Lesson Plan - Buried Treasure: Finders Keepers?

Learning Objectives

Students will evaluate the reasons and evidence used to support each side of the debate.

Text Structure

Argument

Content-Area Connections

Science: Technology

Standards Correlations

CCSS: R.1, R.2, R.3, R.4, R.5, R.6, R.7, R.8, R.10, L.4, SL.1

NGSS: Science, Technology, and Society

1. Preparing to Read

Poll Students
Before reading, poll students to see whether they think treasure hunters should be allowed to keep the treasures they find. After reading, poll students again to see if their opinions changed. Then have students cast votes on the article page here. They can see how students across the country voted.

Preview Words to Know
Project the online vocabulary slideshow and introduce the Words to Know. 

  • archaeologist
  • relics

2. Close-Reading Questions

1. Which details from the discovery of the La Trinité support the idea that salvors should get to keep treasures they find?
Robert Pritchett and his crew spent a lot of time and effort to find La Trinité.
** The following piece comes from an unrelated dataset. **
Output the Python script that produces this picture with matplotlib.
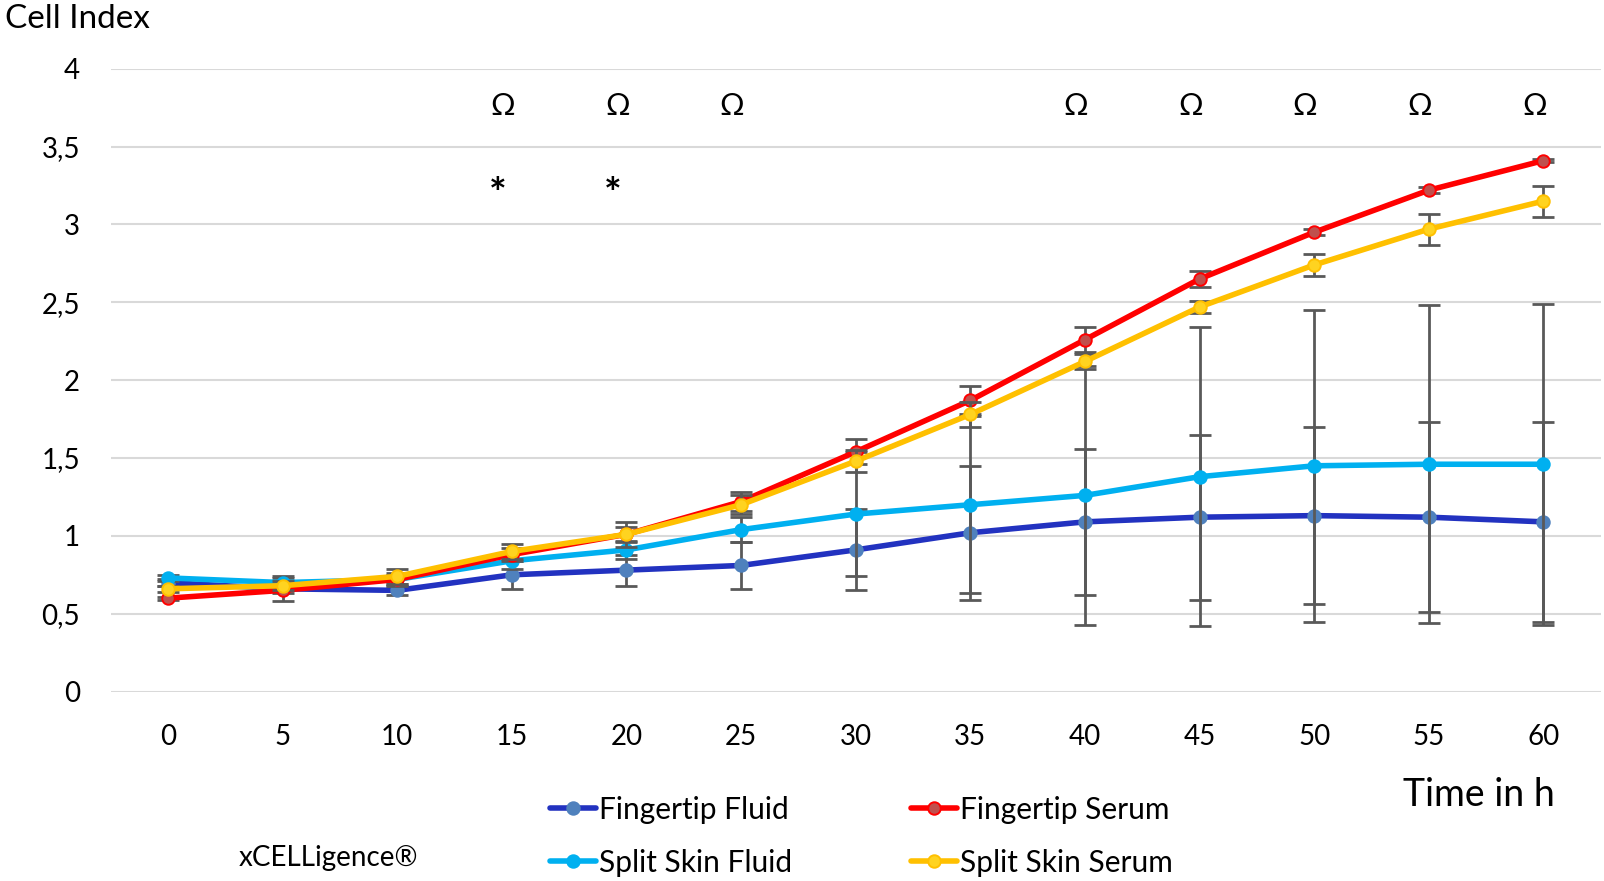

They woke up at dawn each day and spent hours operating high-tech equipment into the Atlantic Ocean. Pritchett says he spent about $4 million in his search.
R.2 Supporting Details

2. Why didn’t Pritchett and his crew get to keep the treasures they found?
By law, sunken warships belong to the country that sent them—even centuries later. As a result, a Florida court ruled that the ship belonged to France, not to Pritchett.
R.1 Text Evidence

3. Summarize the point of view of James Delgado.
Delgado believes that treasure hunters should turn over their findings to archaeologists to be studied. He believes the value of buried treasure is in what you can learn, not how much money you can make. 
R.6 Point of View

3. Skill Building

FEATURED SKILL: Opinion Writing
Use the Skill Builder “Plan an Essay” to have students write an opinion paragraph.